In ark-r1cs-std, FpVar<F> is a enum which represent variables in filed F. It will create AllocatedFp<F> struct which represent a variable in constraint system.

When I hope to create a circuit for a computation problem, e.g, i64 matrix multiplication. I firstly map i64 values to a finite field F by into function. This field could be Fp256 or Fp384. Then I allocate field items in constraint system by FpVar's functions including new_witness, new_input, Constant, which calls AllocatedFp::new_variable. Finally, I can use enforce_equal or enforce_cmp to add constraints.

The process is: i64 -> finite field element -> variable in constrain system -> add constraint

My questions are:

  1. How to choose a finite filed type, e.g Fr which represents Fp256, or Fq which represents Fp384?
  2. What's the difference between contant and public_input? I find contant only generates linear combination.
  3. What's the meaning of enforce_equal? When I create a circuit which only contains constants and use enforce_equal function, I always generate valid proof. Even when I put wrong values into the circuit, which makes me feel confused.

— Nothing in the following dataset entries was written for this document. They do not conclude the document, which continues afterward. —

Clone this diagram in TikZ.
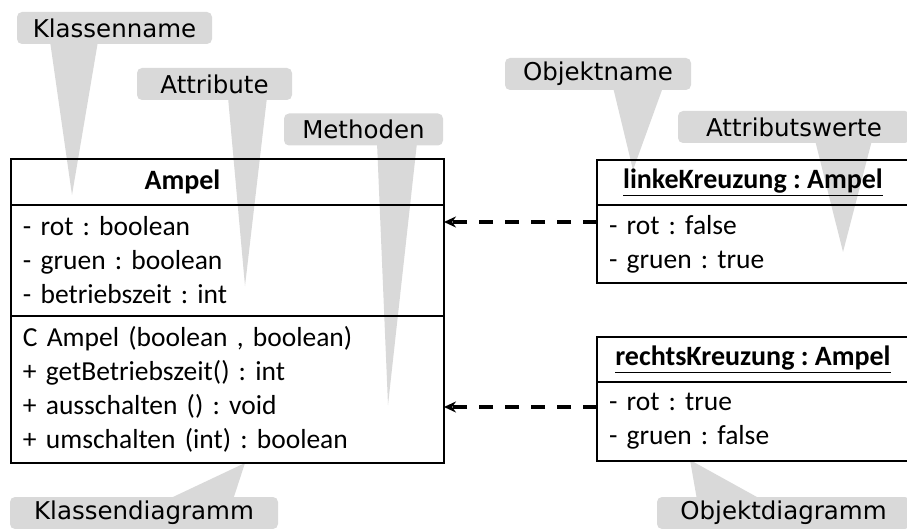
\documentclass[tikz,border=0pt]{standalone}
\usepackage{fontspec}
\setmainfont{Carlito}
\newfontfamily\hinweisfont{DejaVu Sans}
\usetikzlibrary{arrows.meta,positioning}
\definecolor{grau}{RGB}{217,217,217}
\frenchspacing
\tikzset{
  fach/.style={draw, line width=1.4pt, inner xsep=12pt, inner ysep=0pt, outer sep=0pt,
    align=left, font=\fontsize{27.5}{34}\selectfont},
  titel/.style={font=\bfseries\fontsize{28}{34}\selectfont},
  hinweis/.style={fill=grau, rounded corners=5pt, minimum height=32pt, inner sep=0pt,
    font=\hinweisfont\fontsize{24.5}{28}\selectfont},
  abh/.style={-{Stealth[length=12pt,width=11pt]}, line width=3.6pt, dash pattern=on 14pt off 12pt},
}
\begin{document}
\begin{tikzpicture}[x=1pt, y=-1pt]
  \useasboundingbox (0,0) rectangle (907,529);

  %% Hinweise
  \node[hinweis, minimum width=195pt] (hKlassenname) at (114.5,28) {Klassenname};
  \node[hinweis, minimum width=155pt] (hAttribute) at (214.5,84) {Attribute};
  \node[hinweis, minimum width=159pt] (hMethoden) at (363.5,129.5) {Methoden};
  \node[hinweis, minimum width=186pt] (hObjektname) at (598,74) {Objektname};
  \node[hinweis, minimum width=232pt] (hWerte) at (794,127) {Attributswerte};
  \node[hinweis, minimum width=268pt] (hKlassendia) at (144,513) {Klassendiagramm};
  \node[hinweis, minimum width=253pt] (hObjektdia) at (783.5,513) {Objektdiagramm};

  %% Zeiger
  \coordinate (zKlassenname) at (72,195);
  \coordinate (zAttribute) at (245,286);
  \coordinate (zMethoden) at (388,405);
  \coordinate (zObjektname) at (633,170);
  \coordinate (zWerte) at (843,252);
  \coordinate (zKlassendia) at (245,463);
  \coordinate (zObjektdia) at (690,460);

  \fill[grau] ([xshift=-64.5pt, yshift=3pt]hKlassenname.south) -- (zKlassenname) -- ([xshift=-16.5pt, yshift=3pt]hKlassenname.south) -- cycle;
  \fill[grau] ([xshift=13.5pt, yshift=3pt]hAttribute.south) -- (zAttribute) -- ([xshift=52.5pt, yshift=3pt]hAttribute.south) -- cycle;
  \fill[grau] ([xshift=13.5pt, yshift=3pt]hMethoden.south) -- (zMethoden) -- ([xshift=53.5pt, yshift=3pt]hMethoden.south) -- cycle;
  \fill[grau] ([xshift=15pt, yshift=3pt]hObjektname.south) -- (zObjektname) -- ([xshift=65pt, yshift=3pt]hObjektname.south) -- cycle;
  \fill[grau] ([xshift=21pt, yshift=3pt]hWerte.south) -- (zWerte) -- ([xshift=78pt, yshift=3pt]hWerte.south) -- cycle;
  \fill[grau] ([xshift=23pt, yshift=-3pt]hKlassendia.north) -- (zKlassendia) -- ([xshift=89pt, yshift=-3pt]hKlassendia.north) -- cycle;
  \fill[grau] ([xshift=-86.5pt, yshift=-3pt]hObjektdia.north) -- (zObjektdia) -- ([xshift=-21.5pt, yshift=-3pt]hObjektdia.north) -- cycle;

  %% Klasse
  \node[fach, minimum width=433pt, minimum height=46pt] (kName) at (227.5,182) {};
  \node[titel] (kTitel) at ([xshift=-45pt]kName.center) {Ampel};
  \node[fach, minimum width=433pt, text width=409pt, minimum height=111pt, below=0pt of kName] (kAttr)
    {- rot : boolean\\ - gruen : boolean\\ - betriebszeit : int};
  \node[fach, minimum width=433pt, text width=409pt, minimum height=147pt, below=0pt of kAttr] (kMeth)
    {C Ampel (boolean , boolean)\\ + getBetriebszeit() : int\\ + ausschalten () : void\\ + umschalten (int) : boolean};

  %% Objekte
  \node[fach, titel, minimum width=312pt, minimum height=45pt] (o1Name) at (753,182.5) {\underline{linkeKreuzung : Ampel}};
  \node[fach, minimum width=312pt, text width=288pt, minimum height=78pt, below=0pt of o1Name] (o1Attr)
    {- rot : false\\ - gruen : true};
  \node[fach, titel, minimum width=312pt, minimum height=45pt] (o2Name) at (753,359.5) {\underline{rechtsKreuzung : Ampel}};
  \node[fach, minimum width=312pt, text width=288pt, minimum height=79pt, below=0pt of o2Name] (o2Attr)
    {- rot : true\\ - gruen : false};

  %% instanceOf
  \coordinate (a1) at ([yshift=22pt]o1Attr.west);
  \coordinate (a2) at ([yshift=14.5pt]o2Attr.west);
  \draw[abh] (a1) -- (a1 -| kAttr.east);
  \draw[abh] (a2) -- (a2 -| kMeth.east);
\end{tikzpicture}
\end{document}
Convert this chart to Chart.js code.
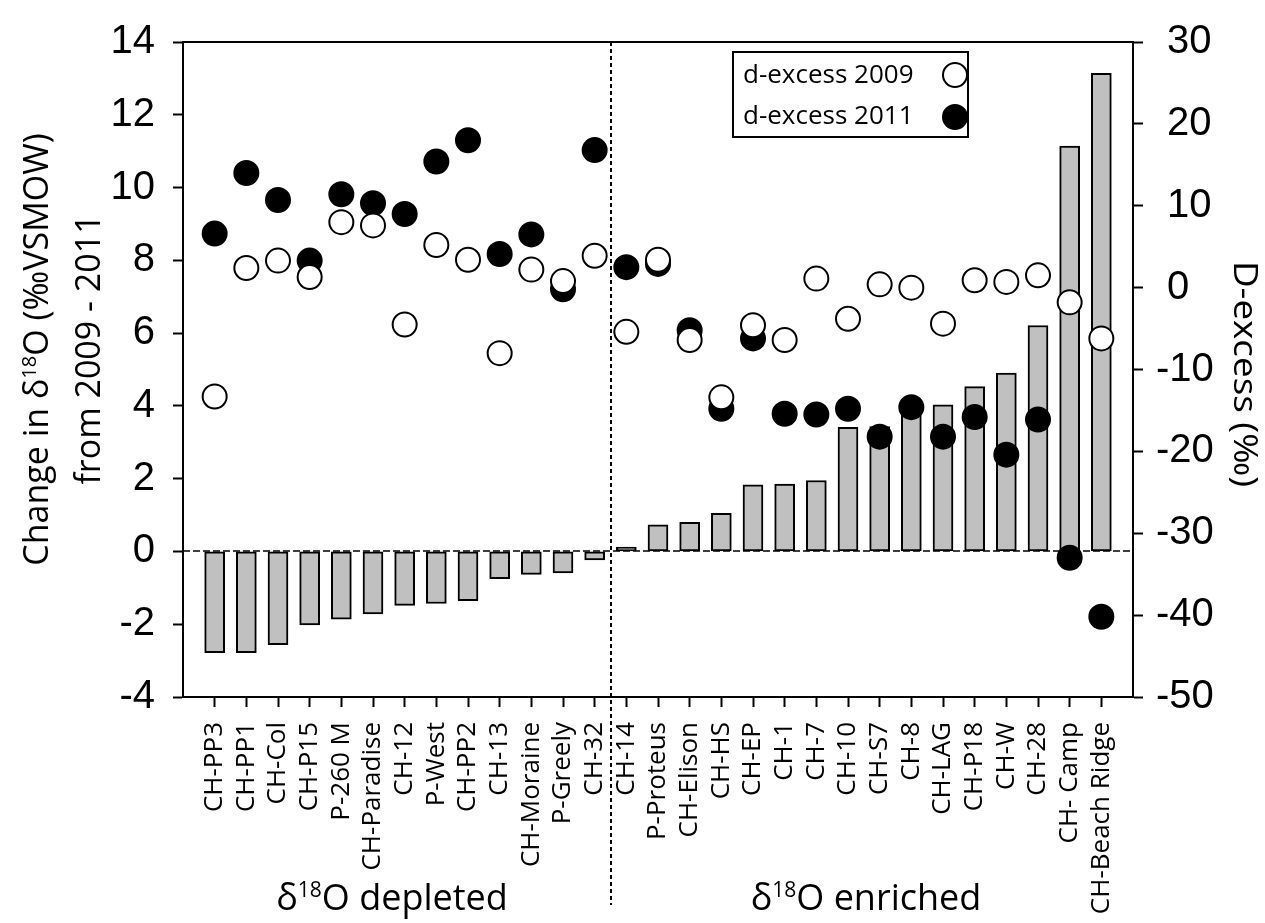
<!DOCTYPE html>
<html>
<head>
<meta charset="utf-8">
<script src="https://cdn.jsdelivr.net/npm/chart.js@4.4.1/dist/chart.umd.min.js"></script>
<style>
  html, body { margin: 0; padding: 0; background: #fff; }
  #wrap { width: 1265px; height: 923px; }
</style>
</head>
<body>
<div id="wrap"><canvas id="isoChart" width="1265" height="923"></canvas></div>
<script>
// sites, ordered by change in d18O
const categories = ['CH-PP3', 'CH-PP1', 'CH-Col', 'CH-P15', 'P-260 M', 'CH-Paradise', 'CH-12', 'P-West',
  'CH-PP2', 'CH-13', 'CH-Moraine', 'P-Greely', 'CH-32', 'CH-14', 'P-Proteus', 'CH-Elison', 'CH-HS',
  'CH-EP', 'CH-1', 'CH-7', 'CH-10', 'CH-S7', 'CH-8', 'CH-LAG', 'CH-P18', 'CH-W', 'CH-28', 'CH- Camp',
  'CH-Beach Ridge'];
const d18OChange = [-2.78, -2.78, -2.56, -2.02, -1.86, -1.72, -1.48, -1.43, -1.35, -0.75, -0.63, -0.59, -0.23,
  0.12, 0.73, 0.8, 1.05, 1.83, 1.85, 1.95, 3.41, 3.43, 3.79, 4.03, 4.53, 4.9, 6.21, 11.14, 13.14];
const dExcess2009 = [-13.3, 2.4, 3.3, 1.3, 8.0, 7.6, -4.5, 5.2, 3.4, -8.0, 2.2, 0.8, 3.9,
  -5.4, 3.4, -6.4, -13.4, -4.6, -6.4, 1.1, -3.8, 0.4, 0.0, -4.4, 0.9, 0.7, 1.5, -1.8, -6.2];
const dExcess2011 = [6.6, 14.0, 10.7, 3.3, 11.4, 10.3, 9.0, 15.4, 18.0, 4.1, 6.5, -0.2, 16.8,
  2.5, 2.9, -5.2, -14.8, -6.2, -15.4, -15.5, -14.8, -18.2, -14.6, -18.2, -15.8, -20.4, -16.1, -33.0, -40.2];
const leftTicks = [-4, -2, 0, 2, 4, 6, 8, 10, 12, 14];
const rightTicks = [-50, -40, -30, -20, -10, 0, 10, 20, 30];
const groupNames = ['depleted', 'enriched'];
const depletedCount = 13;

// one empty slot on each side so the first/last site sit a full step in from the axes
const xLabels = ['', ...categories, ''];
const pad = (arr) => [null, ...arr, null];

const SANS = '"Open Sans", "Noto Sans", sans-serif';
const ARIAL = '"Liberation Sans", Arial, sans-serif';

function drawRich(ctx, parts, x, y, size) {
  const main = size + 'px ' + SANS;
  const sup = Math.round(size * 0.58) + 'px ' + SANS;
  let total = 0;
  parts.forEach(([t, s]) => { ctx.font = s ? sup : main; total += ctx.measureText(t).width; });
  let cx = x - total / 2;
  ctx.textAlign = 'left';
  ctx.textBaseline = 'alphabetic';
  parts.forEach(([t, s]) => {
    ctx.font = s ? sup : main;
    ctx.fillText(t, cx, s ? y - size * 0.36 : y);
    cx += ctx.measureText(t).width;
  });
}

const decor = {
  id: 'decor',
  beforeDatasetsDraw(chart) {
    const { ctx, chartArea } = chart;
    const y0 = Math.round(chart.scales.y.getPixelForValue(0));
    ctx.save();
    ctx.strokeStyle = '#000';
    ctx.lineWidth = 1.5;
    ctx.setLineDash([7, 3]);
    ctx.beginPath();
    ctx.moveTo(chartArea.left, y0);
    ctx.lineTo(chartArea.right, y0);
    ctx.stroke();
    ctx.restore();
  },
  afterDraw(chart) {
    const { ctx, chartArea } = chart;
    const xs = chart.scales.x;
    ctx.save();
    ctx.strokeStyle = '#000';
    ctx.fillStyle = '#000';

    // top frame
    ctx.lineWidth = 2;
    ctx.beginPath();
    ctx.moveTo(chartArea.left, chartArea.top);
    ctx.lineTo(chartArea.right, chartArea.top);
    ctx.stroke();

    // divider between depleted and enriched sites
    const xDiv = Math.round((xs.getPixelForValue(depletedCount) + xs.getPixelForValue(depletedCount + 1)) / 2);
    ctx.setLineDash([4, 3]);
    ctx.beginPath();
    ctx.moveTo(xDiv, chartArea.top);
    ctx.lineTo(xDiv, 905);
    ctx.stroke();
    ctx.setLineDash([]);

    // group labels
    drawRich(ctx, [['δ', false], ['18', true], ['O ' + groupNames[0], false]], 392, 910, 36);
    drawRich(ctx, [['δ', false], ['18', true], ['O ' + groupNames[1], false]], 866, 910, 36);

    // left axis title
    const cy = (chartArea.top + chartArea.bottom) / 2 - 20;
    ctx.save();
    ctx.translate(48, cy);
    ctx.rotate(-Math.PI / 2);
    drawRich(ctx, [['Change in δ', false], ['18', true], ['O (‰VSMOW)', false]], 0, 0, 34);
    ctx.restore();
    ctx.save();
    ctx.translate(100, cy);
    ctx.rotate(-Math.PI / 2);
    drawRich(ctx, [['from 2009 - 2011', false]], 0, 0, 34);
    ctx.restore();

    // right axis title
    ctx.save();
    ctx.translate(1234, 374);
    ctx.rotate(Math.PI / 2);
    ctx.scale(1.15, 1);
    drawRich(ctx, [['D-excess (‰)', false]], 0, 0, 32);
    ctx.restore();

    // legend
    ctx.lineWidth = 2;
    ctx.strokeRect(733, 52, 235, 85);
    const items = [chart.data.datasets[1], chart.data.datasets[2]];
    items.forEach((ds, i) => {
      const ty = 83 + i * 41;
      ctx.font = '26px ' + SANS;
      ctx.textAlign = 'left';
      ctx.textBaseline = 'alphabetic';
      ctx.fillStyle = '#000';
      ctx.fillText(ds.label, 743, ty);
      ctx.beginPath();
      ctx.arc(955, 75 + i * 42, 12, 0, Math.PI * 2);
      ctx.fillStyle = ds.pointBackgroundColor;
      ctx.fill();
      ctx.lineWidth = 2;
      ctx.strokeStyle = '#000';
      ctx.stroke();
    });
    ctx.restore();
  }
};

const tickGrid = { drawOnChartArea: false, drawTicks: true, tickLength: 10, tickWidth: 2, tickColor: '#000' };

new Chart(document.getElementById('isoChart'), {
  type: 'bar',
  data: {
    labels: xLabels,
    datasets: [
      {
        label: 'd18O change',
        data: pad(d18OChange),
        backgroundColor: '#c0c0c0',
        borderColor: '#000',
        borderWidth: 2,
        borderSkipped: false,
        barThickness: 20,
        yAxisID: 'y',
        order: 2
      },
      {
        type: 'line',
        label: 'd-excess 2009',
        data: pad(dExcess2009),
        showLine: false,
        pointRadius: 12,
        pointBorderWidth: 2,
        pointBackgroundColor: '#fff',
        pointBorderColor: '#000',
        yAxisID: 'y1',
        order: 0
      },
      {
        type: 'line',
        label: 'd-excess 2011',
        data: pad(dExcess2011),
        showLine: false,
        pointRadius: 12,
        pointBorderWidth: 2,
        pointBackgroundColor: '#000',
        pointBorderColor: '#000',
        yAxisID: 'y1',
        order: 1
      }
    ]
  },
  options: {
    responsive: false,
    animation: false,
    events: [],
    layout: { padding: { top: 33, left: 0, right: 0, bottom: 0 } },
    plugins: { legend: { display: false }, tooltip: { enabled: false } },
    scales: {
      x: {
        type: 'category',
        offset: false,
        grid: {
          ...tickGrid,
          offset: false,
          tickColor: (c) => (c.index === 0 || c.index === xLabels.length - 1) ? 'rgba(0,0,0,0)' : '#000'
        },
        border: { display: true, color: '#000', width: 2 },
        ticks: {
          autoSkip: false,
          minRotation: 90,
          maxRotation: 90,
          padding: 15,
          color: '#000',
          font: { family: SANS, size: 26 }
        },
        afterFit: (s) => { s.height = 226; }
      },
      y: {
        position: 'left',
        min: leftTicks[0],
        max: leftTicks[leftTicks.length - 1],
        grid: tickGrid,
        border: { display: true, color: '#000', width: 2 },
        ticks: {
          stepSize: leftTicks[1] - leftTicks[0],
          padding: 18,
          color: '#000',
          font: { family: ARIAL, size: 40 }
        },
        afterFit: (s) => { s.width = 183; }
      },
      y1: {
        position: 'right',
        min: rightTicks[0],
        max: rightTicks[rightTicks.length - 1],
        grid: tickGrid,
        border: { display: true, color: '#000', width: 2 },
        ticks: {
          stepSize: rightTicks[1] - rightTicks[0],
          padding: 13,
          color: '#000',
          font: { family: ARIAL, size: 40 },
          callback: (v) => (v >= 0 ? ' ' + v : String(v))
        },
        afterFit: (s) => { s.width = 132; }
      }
    }
  },
  plugins: [decor]
});
</script>
</body>
</html>
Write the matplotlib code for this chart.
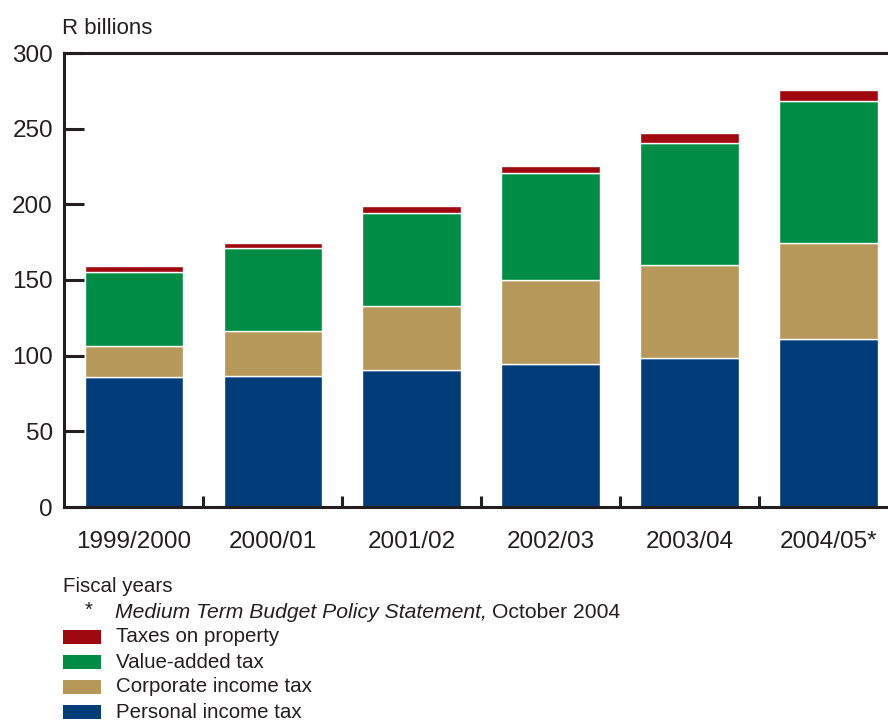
import numpy as np
import matplotlib; matplotlib.use("Agg")
import matplotlib.pyplot as plt
from matplotlib.patches import Rectangle

years = ["1999/2000", "2000/01", "2001/02", "2002/03", "2003/04", "2004/05*"]
personal = [85.9, 86.4, 90.5, 94.3, 98.5, 110.8]
corporate = [20.7, 29.7, 42.3, 55.9, 61.2, 63.7]
vat = [48.5, 54.9, 61.5, 70.3, 80.9, 93.6]
property_tax = [4.0, 3.5, 4.7, 4.9, 6.4, 7.7]
series = [("Personal income tax", personal, "#003c78"),
          ("Corporate income tax", corporate, "#b5985a"),
          ("Value-added tax", vat, "#008c44"),
          ("Taxes on property", property_tax, "#a0080f")]

INK = "#231f20"
plt.rcParams['font.family'] = ['Liberation Sans', 'DejaVu Sans']

W, H = 888, 720
fig = plt.figure(figsize=(W/100, H/100), dpi=100)
ax = fig.add_axes([64/W, 1-507/H, (W-64)/W, (507-53)/H])

x = np.arange(len(years))
bottom = np.zeros(len(years))
for name, vals, col in series:
    ax.bar(x, vals, width=0.71, bottom=bottom, color=col, edgecolor="white", linewidth=1.0)
    bottom += np.array(vals)

ax.set_xlim(-0.504, 5.43)
ax.set_ylim(0, 300)
ax.set_yticks(range(0, 301, 50))
ax.tick_params(axis="y", direction="in", length=14.5, width=2.2, color=INK,
               labelsize=17.5, labelcolor=INK, pad=8)
ax.set_xticks(x[:-1] + 0.5)
ax.set_xticklabels([])
ax.tick_params(axis="x", which="major", direction="in", length=8, width=2.2, color=INK)
ax.set_xticks(x, minor=True)
ax.set_xticklabels(years, minor=True)
ax.tick_params(axis="x", which="minor", length=0, labelsize=17.5, labelcolor=INK, pad=17)

for s in ["left", "bottom", "top"]:
    ax.spines[s].set_color(INK)
    ax.spines[s].set_linewidth(2.2)
ax.spines["right"].set_visible(False)

fig.text(62/W, 1-28/H, "R billions", fontsize=16, color=INK, va="center", ha="left")

# legend block below the chart
LS = 14.8
fig.text(63/W, 1-587/H, "Fiscal years", fontsize=LS, color=INK, va="center")
fig.text(85/W, 1-610/H, "*", fontsize=LS, color=INK, va="center")
t = fig.text(115/W, 1-612/H, "Medium Term Budget Policy Statement,", fontsize=LS + 0.4,
             color=INK, va="center", style="italic")
fig.canvas.draw()
bb = t.get_window_extent()
fig.text(bb.x1/W + 5/W, 1-612/H, "October 2004", fontsize=LS + 0.4, color=INK, va="center")

for i, (name, vals, col) in enumerate(series[::-1]):
    yc = 637 + 25*i
    fig.patches.append(Rectangle((63/W, 1-(yc+7)/H), 38/W, 14/H, transform=fig.transFigure,
                                 facecolor=col, edgecolor="none"))
    fig.text(116/W, 1-yc/H, name, fontsize=LS, color=INK, va="center")

fig.savefig("out.png", dpi=100)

Secondly, I wrote a program to prove that i64 matrix multiplication is correct, where X and Y are public inputs, and W is the witness. But it does not work.

My questions are:

  1. What's the correct way to generate negative x's corresponding field elment fq? I have implemented the following two functions.
    
    fn to_fq(x: i64) -> Fq {
    let val:u64 = i64::unsigned_abs(x); 
    let mut fq: Fq = val.into();  
    if x< 0 {  
        fq = - fq;   // neg_fq = modulus - fq
    }  
    fq
    } 

fn to_fpvar(x: i64) -> FpVar { let val:u64 = i64::unsigned_abs(x); let fq: Fq = val.into();
let tmp = FpVar::::Constant(fq); if x< 0 {
FpVar::::negate_in_place(&tmp).ok(); }
tmp }



5. I find that even if I don't add `enforce_equal` constraint, I can still get the correct verification result.  I am confused about the meaning of this function.
    This is my project [source code](https://github.com/amyzx/arkworks_learn).

Looking forward to your reply! Thanks!